### Job
Pictures excluded, return the lines below from the first through the line holding "const xLabels = [10, 20, 30, 40, 50, 60, 70, 80];".

### Material provided

========================================

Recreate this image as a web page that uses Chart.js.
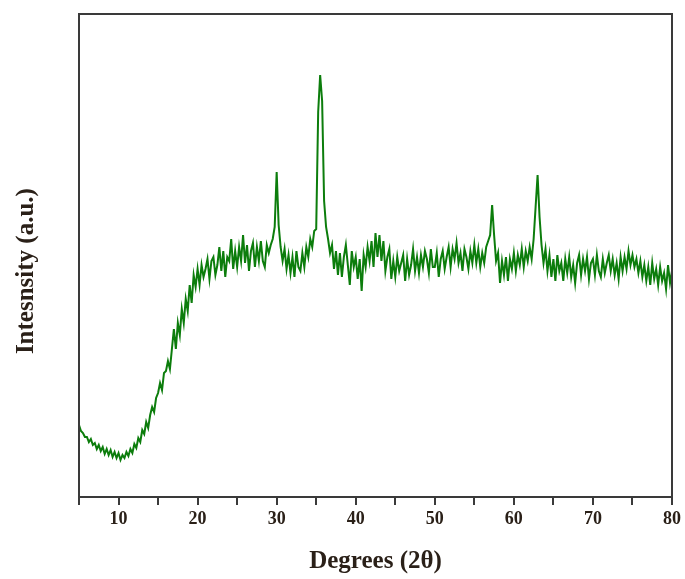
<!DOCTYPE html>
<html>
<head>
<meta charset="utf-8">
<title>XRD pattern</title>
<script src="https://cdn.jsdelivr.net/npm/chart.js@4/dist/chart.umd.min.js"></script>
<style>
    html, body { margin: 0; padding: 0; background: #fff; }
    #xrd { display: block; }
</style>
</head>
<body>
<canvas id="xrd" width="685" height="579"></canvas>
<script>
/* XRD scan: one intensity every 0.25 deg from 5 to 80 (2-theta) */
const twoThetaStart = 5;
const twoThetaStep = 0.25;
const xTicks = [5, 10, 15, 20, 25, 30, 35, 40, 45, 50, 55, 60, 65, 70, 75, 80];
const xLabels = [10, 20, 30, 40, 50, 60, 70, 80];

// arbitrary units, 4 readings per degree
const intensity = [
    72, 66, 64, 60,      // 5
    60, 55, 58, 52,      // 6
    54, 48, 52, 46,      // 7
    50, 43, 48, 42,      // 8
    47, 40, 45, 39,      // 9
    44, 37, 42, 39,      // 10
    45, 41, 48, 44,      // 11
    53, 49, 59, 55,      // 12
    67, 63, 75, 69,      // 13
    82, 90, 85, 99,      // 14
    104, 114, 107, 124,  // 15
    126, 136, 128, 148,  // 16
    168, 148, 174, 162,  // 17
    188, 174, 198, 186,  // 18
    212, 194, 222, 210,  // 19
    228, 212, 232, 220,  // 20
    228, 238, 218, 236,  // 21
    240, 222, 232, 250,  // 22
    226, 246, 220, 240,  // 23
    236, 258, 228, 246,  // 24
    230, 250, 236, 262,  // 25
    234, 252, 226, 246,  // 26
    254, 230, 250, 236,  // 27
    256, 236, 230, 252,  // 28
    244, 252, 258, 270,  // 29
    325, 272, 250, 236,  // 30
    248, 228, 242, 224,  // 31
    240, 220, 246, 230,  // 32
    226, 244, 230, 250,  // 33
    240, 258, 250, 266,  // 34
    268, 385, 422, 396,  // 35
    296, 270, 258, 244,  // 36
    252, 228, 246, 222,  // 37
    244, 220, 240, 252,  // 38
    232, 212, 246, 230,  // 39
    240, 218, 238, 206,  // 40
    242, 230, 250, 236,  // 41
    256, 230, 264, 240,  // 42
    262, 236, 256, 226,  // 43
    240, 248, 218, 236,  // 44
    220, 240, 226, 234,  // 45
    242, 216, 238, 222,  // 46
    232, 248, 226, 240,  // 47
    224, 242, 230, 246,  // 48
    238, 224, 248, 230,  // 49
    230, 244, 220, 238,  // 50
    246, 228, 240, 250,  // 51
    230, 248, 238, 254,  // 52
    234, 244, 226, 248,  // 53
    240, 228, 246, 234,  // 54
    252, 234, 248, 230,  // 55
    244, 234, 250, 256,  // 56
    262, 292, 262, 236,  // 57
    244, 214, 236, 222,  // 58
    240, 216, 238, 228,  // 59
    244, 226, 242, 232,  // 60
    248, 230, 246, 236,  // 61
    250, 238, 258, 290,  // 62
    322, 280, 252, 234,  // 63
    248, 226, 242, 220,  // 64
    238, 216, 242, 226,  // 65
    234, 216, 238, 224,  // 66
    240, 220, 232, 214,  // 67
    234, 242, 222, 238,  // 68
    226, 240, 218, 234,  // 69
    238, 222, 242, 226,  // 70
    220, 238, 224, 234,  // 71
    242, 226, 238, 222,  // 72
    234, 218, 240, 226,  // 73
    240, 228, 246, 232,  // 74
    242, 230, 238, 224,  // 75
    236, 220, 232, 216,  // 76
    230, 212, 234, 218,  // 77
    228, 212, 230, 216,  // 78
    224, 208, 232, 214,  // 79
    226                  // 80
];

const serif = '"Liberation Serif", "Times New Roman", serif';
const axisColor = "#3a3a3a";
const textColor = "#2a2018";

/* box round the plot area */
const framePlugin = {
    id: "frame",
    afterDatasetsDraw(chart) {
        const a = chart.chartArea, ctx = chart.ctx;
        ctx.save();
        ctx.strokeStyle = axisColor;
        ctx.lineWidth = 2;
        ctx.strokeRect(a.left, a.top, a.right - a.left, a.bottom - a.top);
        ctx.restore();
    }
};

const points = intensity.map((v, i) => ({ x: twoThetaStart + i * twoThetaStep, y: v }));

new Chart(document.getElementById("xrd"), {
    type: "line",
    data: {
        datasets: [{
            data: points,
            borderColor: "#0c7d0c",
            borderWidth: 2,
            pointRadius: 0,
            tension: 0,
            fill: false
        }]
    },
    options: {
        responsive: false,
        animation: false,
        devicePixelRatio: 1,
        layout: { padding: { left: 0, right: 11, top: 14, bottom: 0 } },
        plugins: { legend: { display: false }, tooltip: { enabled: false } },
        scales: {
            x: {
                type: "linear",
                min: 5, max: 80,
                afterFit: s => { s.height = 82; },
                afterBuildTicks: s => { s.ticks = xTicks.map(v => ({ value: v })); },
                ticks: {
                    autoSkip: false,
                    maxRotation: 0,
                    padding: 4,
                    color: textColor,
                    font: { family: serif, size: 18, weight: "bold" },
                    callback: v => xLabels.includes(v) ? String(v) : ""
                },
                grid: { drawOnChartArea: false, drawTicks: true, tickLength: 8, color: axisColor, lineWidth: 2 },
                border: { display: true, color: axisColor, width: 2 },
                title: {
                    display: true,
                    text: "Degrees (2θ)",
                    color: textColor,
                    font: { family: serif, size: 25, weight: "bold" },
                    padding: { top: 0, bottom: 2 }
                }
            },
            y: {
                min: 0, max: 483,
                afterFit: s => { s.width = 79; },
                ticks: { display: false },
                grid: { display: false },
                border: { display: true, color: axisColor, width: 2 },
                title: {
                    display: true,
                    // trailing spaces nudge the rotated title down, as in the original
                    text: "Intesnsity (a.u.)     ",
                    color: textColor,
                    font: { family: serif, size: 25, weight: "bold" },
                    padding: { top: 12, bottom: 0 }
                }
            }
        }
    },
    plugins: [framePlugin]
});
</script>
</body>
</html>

========================================

### Expected output
Recreate this image as a web page that uses Chart.js.
<!DOCTYPE html>
<html>
<head>
<meta charset="utf-8">
<title>XRD pattern</title>
<script src="https://cdn.jsdelivr.net/npm/chart.js@4/dist/chart.umd.min.js"></script>
<style>
    html, body { margin: 0; padding: 0; background: #fff; }
    #xrd { display: block; }
</style>
</head>
<body>
<canvas id="xrd" width="685" height="579"></canvas>
<script>
/* XRD scan: one intensity every 0.25 deg from 5 to 80 (2-theta) */
const twoThetaStart = 5;
const twoThetaStep = 0.25;
const xTicks = [5, 10, 15, 20, 25, 30, 35, 40, 45, 50, 55, 60, 65, 70, 75, 80];
const xLabels = [10, 20, 30, 40, 50, 60, 70, 80];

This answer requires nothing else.